Back in civilisation!
Kyoto Travel Blog› entry 4 of 38 › view all entries
I`m back in civilisation again, I can`t tell you how nice it was to come into Kyoto this afternoon by train, the sun was shining the people smiling and a hairy forigner was once again lost, looking for a tourst information place in a big city.
I woke up this morning having decided to move on last night, as I stepped outside the sun was shining and for the first time since I have been in Fuji I was warm. At that point I knew I had made the right decision, I got a few more snaps of Fuji off on my camera and then made for the train, luckily the old man who ran the hostel said he`d drive me, saving me a 30 minute walk.
Kyoto looks lovely and after resting up tonight I`ll go explore tomorrow. Should be good weather again, too.
Woke up this morning and went looking for a shower. After a brief hunt I found a Japanese bath. Japanese baths are rooms with showers lining the walls surrounding a large central hot tub. The etiqute for a Japanese bath is basically, you strip down, go for a shower, then go sit in the extremely hot bubbling hot tub. It is actually a very sociable event as everyone just has a natter whilst sitting in the hot tub. After this, I wondered up stairs thinking that finally I was going to have an insight into the more traditional side of Japan, here in Kyoto.
I set off on one of the many buses and headed for the center of town. This place is amazing, there are temples and shrines everywhere, you relly get a feel for some of the history. I started off by heading to a massive wooden temple near the station. The main temple is actually the largest wooden structure in the world. It was really quite an awe-inspiring sight. Inside along some of the corridoors were some teachings written in Japanese (they were quite deep and gave me something to think on as I toured the rest of the temple)
"To think that I am right, to think that I am intelligent. This is the root of our dellusion"
"I forget myself because I always want to be someone else. What is best is that you be yourself."
Further on there was a gallery with some saying written by this modern day philosopher and I managed to note down some of my favourites.
"I am a plum, you are a peach, life that grows, thus somehow flows from the same source, I bloom as a plum, you as a peach."
"For too long my ears have been careless with other peoples words"
"Trees grow towards the light, what an awesome instinct."
"On a tree that bears red fruit, redfruit grows, and the tree is satisfied."
"How stupid I can be, and I'm not even sure of that."
Having had this wonerfully insightful and interesting start to the day I decided to go to movieland.
Yes that's, movieland!
I am quite a fan of asian cinema, and Kyoto is actually the birthplace of Japanese cinema. In movieland there were loads of replicas of old houses from various periods through Japanese history. A few of the old temples survived, but the everyday streets from say the 'edo' period just cant be found except for these replicas.
I polished off the day by visiting the golden temple.
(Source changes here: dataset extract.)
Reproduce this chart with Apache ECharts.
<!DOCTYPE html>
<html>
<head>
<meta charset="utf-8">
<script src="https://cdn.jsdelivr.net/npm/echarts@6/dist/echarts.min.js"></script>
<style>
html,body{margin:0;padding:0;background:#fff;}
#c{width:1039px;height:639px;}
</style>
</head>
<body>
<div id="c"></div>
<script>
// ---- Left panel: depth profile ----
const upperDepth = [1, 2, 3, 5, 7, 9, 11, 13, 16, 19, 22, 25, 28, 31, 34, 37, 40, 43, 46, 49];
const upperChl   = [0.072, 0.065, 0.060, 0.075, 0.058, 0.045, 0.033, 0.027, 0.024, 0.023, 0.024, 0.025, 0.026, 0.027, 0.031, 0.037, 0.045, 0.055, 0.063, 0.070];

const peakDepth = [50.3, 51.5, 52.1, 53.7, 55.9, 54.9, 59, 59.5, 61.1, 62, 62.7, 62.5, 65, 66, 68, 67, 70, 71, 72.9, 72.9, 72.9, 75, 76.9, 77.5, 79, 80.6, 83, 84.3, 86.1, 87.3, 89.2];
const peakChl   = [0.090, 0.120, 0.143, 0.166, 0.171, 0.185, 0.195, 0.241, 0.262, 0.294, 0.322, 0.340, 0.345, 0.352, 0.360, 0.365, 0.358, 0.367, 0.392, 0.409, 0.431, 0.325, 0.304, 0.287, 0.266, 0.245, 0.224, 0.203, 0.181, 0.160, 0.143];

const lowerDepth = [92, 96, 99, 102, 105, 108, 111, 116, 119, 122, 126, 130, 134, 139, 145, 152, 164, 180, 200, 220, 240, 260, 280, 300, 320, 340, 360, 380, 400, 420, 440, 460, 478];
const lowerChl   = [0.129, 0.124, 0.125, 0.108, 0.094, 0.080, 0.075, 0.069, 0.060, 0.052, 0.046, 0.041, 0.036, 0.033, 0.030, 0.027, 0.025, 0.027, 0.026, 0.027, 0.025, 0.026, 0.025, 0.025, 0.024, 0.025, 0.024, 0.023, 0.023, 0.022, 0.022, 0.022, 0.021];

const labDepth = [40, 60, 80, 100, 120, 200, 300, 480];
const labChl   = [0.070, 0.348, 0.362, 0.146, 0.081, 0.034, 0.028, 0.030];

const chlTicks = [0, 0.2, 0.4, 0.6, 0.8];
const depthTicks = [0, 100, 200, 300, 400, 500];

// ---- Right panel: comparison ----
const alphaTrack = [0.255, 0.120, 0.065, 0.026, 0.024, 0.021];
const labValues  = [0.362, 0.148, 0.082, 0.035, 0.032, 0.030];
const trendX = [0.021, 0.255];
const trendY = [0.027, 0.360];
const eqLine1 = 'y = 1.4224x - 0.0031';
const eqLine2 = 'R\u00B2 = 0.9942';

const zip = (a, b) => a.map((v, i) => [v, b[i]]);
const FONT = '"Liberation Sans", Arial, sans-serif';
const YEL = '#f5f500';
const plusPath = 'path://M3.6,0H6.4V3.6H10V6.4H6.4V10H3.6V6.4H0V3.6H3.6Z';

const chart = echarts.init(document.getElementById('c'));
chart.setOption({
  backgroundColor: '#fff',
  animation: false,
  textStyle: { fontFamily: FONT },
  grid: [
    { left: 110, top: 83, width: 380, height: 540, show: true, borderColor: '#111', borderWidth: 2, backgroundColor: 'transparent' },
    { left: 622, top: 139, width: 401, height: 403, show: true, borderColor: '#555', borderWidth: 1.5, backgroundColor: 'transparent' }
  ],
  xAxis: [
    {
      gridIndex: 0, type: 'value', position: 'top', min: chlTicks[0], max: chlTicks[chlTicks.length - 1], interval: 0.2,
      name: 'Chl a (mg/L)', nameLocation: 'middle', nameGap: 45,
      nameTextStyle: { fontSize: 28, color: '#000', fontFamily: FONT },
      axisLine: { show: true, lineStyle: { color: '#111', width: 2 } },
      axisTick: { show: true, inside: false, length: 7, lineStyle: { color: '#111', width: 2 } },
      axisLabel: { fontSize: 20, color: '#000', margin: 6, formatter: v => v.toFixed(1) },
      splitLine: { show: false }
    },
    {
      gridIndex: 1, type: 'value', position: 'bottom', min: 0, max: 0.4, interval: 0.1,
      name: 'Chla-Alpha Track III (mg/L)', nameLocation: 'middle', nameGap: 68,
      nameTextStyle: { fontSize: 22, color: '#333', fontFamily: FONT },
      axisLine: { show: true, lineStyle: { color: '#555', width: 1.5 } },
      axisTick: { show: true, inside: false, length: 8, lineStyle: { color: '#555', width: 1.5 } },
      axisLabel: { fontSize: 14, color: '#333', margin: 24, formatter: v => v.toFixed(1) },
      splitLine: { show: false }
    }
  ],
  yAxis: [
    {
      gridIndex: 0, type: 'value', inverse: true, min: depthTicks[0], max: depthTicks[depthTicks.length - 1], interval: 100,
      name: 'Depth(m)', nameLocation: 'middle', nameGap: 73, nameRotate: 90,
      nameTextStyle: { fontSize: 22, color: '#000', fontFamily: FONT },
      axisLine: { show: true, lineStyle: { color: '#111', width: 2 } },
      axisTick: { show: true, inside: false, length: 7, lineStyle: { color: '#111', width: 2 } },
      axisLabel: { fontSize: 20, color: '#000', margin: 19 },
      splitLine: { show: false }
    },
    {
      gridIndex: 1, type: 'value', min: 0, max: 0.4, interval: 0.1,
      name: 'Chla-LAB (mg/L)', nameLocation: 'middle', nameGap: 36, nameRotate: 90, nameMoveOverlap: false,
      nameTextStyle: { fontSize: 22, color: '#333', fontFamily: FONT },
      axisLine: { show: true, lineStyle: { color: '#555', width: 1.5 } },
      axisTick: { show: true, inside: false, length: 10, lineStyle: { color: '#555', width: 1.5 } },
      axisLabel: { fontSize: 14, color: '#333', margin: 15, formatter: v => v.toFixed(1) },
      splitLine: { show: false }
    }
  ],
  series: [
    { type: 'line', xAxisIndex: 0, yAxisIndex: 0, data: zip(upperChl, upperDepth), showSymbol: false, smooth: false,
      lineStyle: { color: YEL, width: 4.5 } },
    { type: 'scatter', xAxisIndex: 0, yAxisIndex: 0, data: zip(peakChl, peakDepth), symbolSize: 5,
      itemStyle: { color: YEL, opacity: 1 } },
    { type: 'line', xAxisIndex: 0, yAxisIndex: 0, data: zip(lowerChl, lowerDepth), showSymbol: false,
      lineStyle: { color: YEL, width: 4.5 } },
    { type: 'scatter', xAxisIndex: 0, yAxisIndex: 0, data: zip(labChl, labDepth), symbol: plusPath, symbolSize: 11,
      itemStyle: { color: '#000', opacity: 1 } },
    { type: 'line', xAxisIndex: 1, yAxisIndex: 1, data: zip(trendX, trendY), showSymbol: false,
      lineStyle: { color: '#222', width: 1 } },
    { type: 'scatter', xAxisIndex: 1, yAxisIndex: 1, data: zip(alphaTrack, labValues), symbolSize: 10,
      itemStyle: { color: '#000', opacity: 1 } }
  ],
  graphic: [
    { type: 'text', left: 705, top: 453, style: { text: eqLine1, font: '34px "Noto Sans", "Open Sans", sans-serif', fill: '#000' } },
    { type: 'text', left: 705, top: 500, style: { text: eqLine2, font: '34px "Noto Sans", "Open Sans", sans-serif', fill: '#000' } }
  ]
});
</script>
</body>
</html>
This is probably one of the most famous imamges of Japan and was really quite amazing. It was located ina beautifuuly crafted garden which I wandered around as the sun was getting low on the horizon.
All in all it was pretty amazing.
Had a fairly quiet one today it was raining so I decided to explore the shopping district and a bit of the modern day Kyoto. There are two long covered streets that have tons of shops lining them. Crossing these two streets is a long street that only sells food. The variety of different foods was incredible, and the smells wafting down were so varied. I ended up trying some meat off this little stall, It was a kebab type thing made out of duck, peppers and spring onion dipped in what could only be a plum sauce. Needless to say it was pretty tasty.
The Gion district was nearby, so decided to have a woner down there as well. In this one area, there were around 4 or 5 beauful temples from different eras and a wonderful little Japanese park/garden.
That was pretty much all I did today, tomorrow should be a bit more interesting as I will go see Nijo castle.
Went to Nijo castle and the Imperial palace today. Was absolutely beautiful, I took loads of photos. Stunning buildings and gardens. However, every place I visit seems to have burnt down a couple of times. Most places were originally build hundreds if not thousands of years ago, but since then have burnt down and been rebuilt in the same style. I suppose fire can be quite a big problem when you primarily build with wood.
Got in from my day of sight seeing and met this guy called Korhe (corhee). After chatting for a while I found out that he had an english grandmother and spent some time living in Cambridge a couple of years ago. So needless to say his english was excellent.
The only problem with meeting loads of really great people is that they all end up buggering off in the end. Gutted!
Visited the last two sites on the 'must see' list of locations in Kyoto, Ninna-Ji and Ryoan-Ji. Walked into both and within seconds you could see why they are 'must see'. Absolutely stunning settings and amazing structures. Ryoan-Ji has a very famous rock garden inside which despite its simplicity is both beautiful and surprisingly serene. There was also a statue of the designer of the rock garden. The statue has crystals for eyes which is supposed to make it seem alive, it was just a little bit freaky!
Got the train back to Tokyo and went to book back into the same hostel as before.